INSTRUCTIONS TO FOLLOW – With the images removed, repeat the data below exactly.

GIVEN DATA –
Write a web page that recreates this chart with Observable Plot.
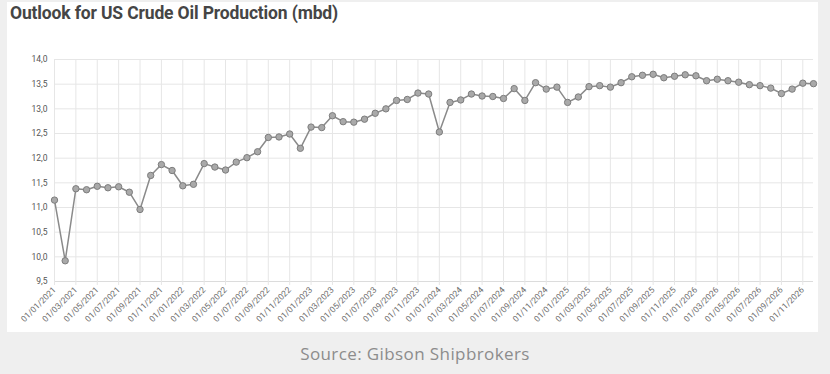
<!DOCTYPE html>
<html><head><meta charset="utf-8">
<script src="https://cdn.jsdelivr.net/npm/d3@7"></script>
<script src="https://cdn.jsdelivr.net/npm/@observablehq/plot@0.6"></script>
<style>
html,body{margin:0;padding:0;background:#efefef;width:830px;height:374px;overflow:hidden;}
#panel{position:absolute;left:7px;top:2px;width:811px;height:330px;background:#fff;}
#title{position:absolute;left:10px;top:3px;font:bold 17.5px Roboto;color:#454545;letter-spacing:-0.15px;white-space:nowrap}
#chart{position:absolute;left:0;top:40px;}
#source{position:absolute;left:0;width:830px;top:342px;text-align:center;font:17px "Open Sans";color:#8c8c8c;letter-spacing:0.4px;}
</style></head><body>
<div id="panel"></div>
<div id="title">Outlook for US Crude Oil Production (mbd)</div>
<div id="chart"></div>
<div id="source">Source: Gibson Shipbrokers</div>
<script>
// Monthly US crude oil production outlook (mbd), Jan 2021 – Dec 2026
const values = [
  11.15, 9.92, 11.38, 11.36, 11.43, 11.40, 11.42, 11.31, 10.96, 11.65, 11.87, 11.75,
  11.44, 11.47, 11.89, 11.82, 11.76, 11.92, 12.01, 12.13, 12.42, 12.43, 12.49, 12.20,
  12.63, 12.62, 12.86, 12.74, 12.73, 12.79, 12.91, 13.00, 13.17, 13.19, 13.32, 13.30,
  12.53, 13.13, 13.18, 13.30, 13.26, 13.25, 13.21, 13.41, 13.17, 13.53, 13.40, 13.44,
  13.13, 13.24, 13.45, 13.47, 13.44, 13.53, 13.65, 13.68, 13.70, 13.63, 13.66, 13.69,
  13.67, 13.57, 13.60, 13.57, 13.54, 13.49, 13.47, 13.42, 13.31, 13.40, 13.52, 13.51
];
const months = d3.utcMonths(new Date(Date.UTC(2021,0,1)), new Date(Date.UTC(2027,0,1)))
  .map(d3.utcFormat("%d/%m/%Y"));
const tickLabels = months.filter((d,i) => i % 2 === 0);
const yTicks = [9.5, 10, 10.5, 11, 11.5, 12, 12.5, 13, 13.5, 14];
const data = months.map((m,i) => ({month: m, value: values[i]}));

const chart = Plot.plot({
  width: 830, height: 292,
  marginLeft: 54, marginRight: 17, marginTop: 19, marginBottom: 51,
  style: {background: "transparent", fontFamily: "Roboto", fontSize: "8.5px", color: "#666", overflow: "visible"},
  x: {type: "point", domain: months, padding: 0, axis: null},
  y: {domain: [9.5, 14], axis: null},
  marks: [
    Plot.gridY(yTicks, {stroke: "#e6e6e6", strokeOpacity: 1}),
    Plot.gridX(tickLabels, {stroke: "#e6e6e6", strokeOpacity: 1}),
    Plot.ruleY([9.5], {stroke: "#dcdcdc"}),
    Plot.axisY(yTicks, {tickSize: 0, tickPadding: 7, tickFormat: d => d.toFixed(1).replace(".", ","), label: null, fontSize: 8.5, fill: "#555"}),
    Plot.axisX(tickLabels, {tickSize: 4, stroke: "#e6e6e6", tickRotate: -45, tickPadding: 3, label: null, fill: "#6e6e6e"}),
    Plot.line(data, {x: "month", y: "value", stroke: "#8a8a8a", strokeWidth: 1.5}),
    Plot.dot(data, {x: "month", y: "value", r: 3.2, fill: "#a9a9a9", stroke: "#7d7d7d", strokeWidth: 1})
  ]
});
document.getElementById("chart").appendChild(chart);
</script>
</body></html>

EXERCISE ANSWER –
Write a web page that recreates this chart with Observable Plot.
<!DOCTYPE html>
<html><head><meta charset="utf-8">
<script src="https://cdn.jsdelivr.net/npm/d3@7"></script>
<script src="https://cdn.jsdelivr.net/npm/@observablehq/plot@0.6"></script>
<style>
html,body{margin:0;padding:0;background:#efefef;width:830px;height:374px;overflow:hidden;}
#panel{position:absolute;left:7px;top:2px;width:811px;height:330px;background:#fff;}
#title{position:absolute;left:10px;top:3px;font:bold 17.5px Roboto;color:#454545;letter-spacing:-0.15px;white-space:nowrap}
#chart{position:absolute;left:0;top:40px;}
#source{position:absolute;left:0;width:830px;top:342px;text-align:center;font:17px "Open Sans";color:#8c8c8c;letter-spacing:0.4px;}
</style></head><body>
<div id="panel"></div>
<div id="title">Outlook for US Crude Oil Production (mbd)</div>
<div id="chart"></div>
<div id="source">Source: Gibson Shipbrokers</div>
<script>
// Monthly US crude oil production outlook (mbd), Jan 2021 – Dec 2026
const values = [
  11.15, 9.92, 11.38, 11.36, 11.43, 11.40, 11.42, 11.31, 10.96, 11.65, 11.87, 11.75,
  11.44, 11.47, 11.89, 11.82, 11.76, 11.92, 12.01, 12.13, 12.42, 12.43, 12.49, 12.20,
  12.63, 12.62, 12.86, 12.74, 12.73, 12.79, 12.91, 13.00, 13.17, 13.19, 13.32, 13.30,
  12.53, 13.13, 13.18, 13.30, 13.26, 13.25, 13.21, 13.41, 13.17, 13.53, 13.40, 13.44,
  13.13, 13.24, 13.45, 13.47, 13.44, 13.53, 13.65, 13.68, 13.70, 13.63, 13.66, 13.69,
  13.67, 13.57, 13.60, 13.57, 13.54, 13.49, 13.47, 13.42, 13.31, 13.40, 13.52, 13.51
];
const months = d3.utcMonths(new Date(Date.UTC(2021,0,1)), new Date(Date.UTC(2027,0,1)))
  .map(d3.utcFormat("%d/%m/%Y"));
const tickLabels = months.filter((d,i) => i % 2 === 0);
const yTicks = [9.5, 10, 10.5, 11, 11.5, 12, 12.5, 13, 13.5, 14];
const data = months.map((m,i) => ({month: m, value: values[i]}));

const chart = Plot.plot({
  width: 830, height: 292,
  marginLeft: 54, marginRight: 17, marginTop: 19, marginBottom: 51,
  style: {background: "transparent", fontFamily: "Roboto", fontSize: "8.5px", color: "#666", overflow: "visible"},
  x: {type: "point", domain: months, padding: 0, axis: null},
  y: {domain: [9.5, 14], axis: null},
  marks: [
    Plot.gridY(yTicks, {stroke: "#e6e6e6", strokeOpacity: 1}),
    Plot.gridX(tickLabels, {stroke: "#e6e6e6", strokeOpacity: 1}),
    Plot.ruleY([9.5], {stroke: "#dcdcdc"}),
    Plot.axisY(yTicks, {tickSize: 0, tickPadding: 7, tickFormat: d => d.toFixed(1).replace(".", ","), label: null, fontSize: 8.5, fill: "#555"}),
    Plot.axisX(tickLabels, {tickSize: 4, stroke: "#e6e6e6", tickRotate: -45, tickPadding: 3, label: null, fill: "#6e6e6e"}),
    Plot.line(data, {x: "month", y: "value", stroke: "#8a8a8a", strokeWidth: 1.5}),
    Plot.dot(data, {x: "month", y: "value", r: 3.2, fill: "#a9a9a9", stroke: "#7d7d7d", strokeWidth: 1})
  ]
});
document.getElementById("chart").appendChild(chart);
</script>
</body></html>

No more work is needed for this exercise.